Entsetzen in der eigenen Partei
Wie uneinheitlich das Parlament beim Thema Israel ist, zeigte die Reaktion der CDU-Europaabgeordnete Hildegard Bentele. Sie äußerste sich „schockiert über die Einseitigkeit“ der Pläne ihrer Parteifreundin Ursula von der Leyen. „Keine klare Forderung an Hamas außer einem halbherzigen ‚Freilassen der Geiseln‘, kein Wort zu den Fortschritten bei der humanitären Hilfe, und das Assoziierungsabkommen wird geopfert – ohne Plan für den künftigen Dialog mit Israel“, kritisierte die Vorsitzende der EU-Israel-Delegation im Europäischen Parlament. Das sei verheerend für die EU-Israel-Beziehungen.

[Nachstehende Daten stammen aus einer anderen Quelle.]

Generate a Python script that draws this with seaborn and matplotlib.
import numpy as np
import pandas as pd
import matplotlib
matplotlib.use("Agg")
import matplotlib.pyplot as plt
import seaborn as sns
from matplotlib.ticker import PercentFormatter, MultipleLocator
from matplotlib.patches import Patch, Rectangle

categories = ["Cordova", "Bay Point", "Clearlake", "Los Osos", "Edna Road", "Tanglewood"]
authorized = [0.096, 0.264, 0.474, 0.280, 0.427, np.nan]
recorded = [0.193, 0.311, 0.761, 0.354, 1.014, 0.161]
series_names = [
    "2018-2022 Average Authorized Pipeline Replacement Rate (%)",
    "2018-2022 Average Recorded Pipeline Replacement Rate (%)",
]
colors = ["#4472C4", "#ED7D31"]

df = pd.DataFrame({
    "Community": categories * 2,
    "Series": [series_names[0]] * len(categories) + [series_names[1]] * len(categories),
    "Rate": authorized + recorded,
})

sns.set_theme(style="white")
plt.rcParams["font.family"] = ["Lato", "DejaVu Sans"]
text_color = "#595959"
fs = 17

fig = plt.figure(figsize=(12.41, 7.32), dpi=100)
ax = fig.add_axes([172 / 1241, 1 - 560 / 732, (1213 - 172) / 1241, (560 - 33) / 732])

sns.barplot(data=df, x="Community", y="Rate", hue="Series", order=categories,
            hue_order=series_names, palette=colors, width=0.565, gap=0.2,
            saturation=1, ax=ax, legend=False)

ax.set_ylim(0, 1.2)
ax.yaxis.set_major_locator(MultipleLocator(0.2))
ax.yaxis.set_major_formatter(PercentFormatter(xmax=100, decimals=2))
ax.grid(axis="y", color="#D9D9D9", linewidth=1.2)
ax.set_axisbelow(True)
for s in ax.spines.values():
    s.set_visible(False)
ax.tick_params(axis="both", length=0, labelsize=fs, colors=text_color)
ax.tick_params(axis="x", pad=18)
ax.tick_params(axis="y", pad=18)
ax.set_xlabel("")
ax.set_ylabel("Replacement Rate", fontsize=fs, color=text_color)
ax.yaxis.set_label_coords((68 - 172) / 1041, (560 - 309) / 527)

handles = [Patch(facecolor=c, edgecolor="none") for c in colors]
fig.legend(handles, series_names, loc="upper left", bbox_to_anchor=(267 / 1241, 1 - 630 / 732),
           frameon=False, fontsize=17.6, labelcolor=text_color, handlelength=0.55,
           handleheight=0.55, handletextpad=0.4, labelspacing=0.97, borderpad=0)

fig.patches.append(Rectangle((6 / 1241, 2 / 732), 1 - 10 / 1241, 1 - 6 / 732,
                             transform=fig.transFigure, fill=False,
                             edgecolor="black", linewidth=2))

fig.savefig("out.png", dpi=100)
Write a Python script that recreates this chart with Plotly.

Während der gesamten Rede von der Leyens wurde offensichtlich, wie sehr die ständigen Blockaden innerhalb der EU an ihren Nerven zehren. Aus diesem Grund hatte sie gleich zu Beginn den Parlamentariern ins Gewissen geredet, dass Europa existenziellen Herausforderungen ausgesetzt sei. „Unterschätzen Sie das nicht – dies ist ein Kampf um unsere Zukunft“, warnte die Kommissionschefin. Die EU, die in „ihrem Wesen ein Friedensprojekt ist“, könne sich die Lage nicht länger schönreden. „Die Welt von heute ist gnadenlos.“
Den Kritikern fehlen die Inhalte
Entscheidend für die Bewältigung der aktuellen Krisen sei der Zusammenhalt innerhalb der Union. Immer wieder habe Europa in schweren Zeiten gezeigt, dass die Menschen zusammenstehen würden, das müsse nun auch der Fall sein. Nach dem anfänglichen, geradezu furiosen Appell verlor sich die EU-Kommissionschefin dann allerdings im Kleinklein der Ankündigungen. Sie stellte eine Drohnen-Allianz mit der Ukraine in Aussicht, eine Initiative für kleine und bezahlbare Autos oder die Verbesserung der Energieinfrastruktur und sie verteidigte das Zollabkommen mit den USA. Aus diesem Grund bezeichnete René Repasi, Vorsitzender der SPD-Europaabgeordneten, nach der Rede die Kommissionschefin als „Ankündigungs-Europameisterin“. „Anstelle von Ergebnissen gab es in Straßburg viel Bekanntes: Vorschläge ohne Finanzierung, Roadmaps ohne Fristen, Überschriften ohne Instrumente“, kritisierte er. Auch Liberale und Grüne appellierten, dass von der Leyen ihren Worten nun auch Taten folgen lassen müsse.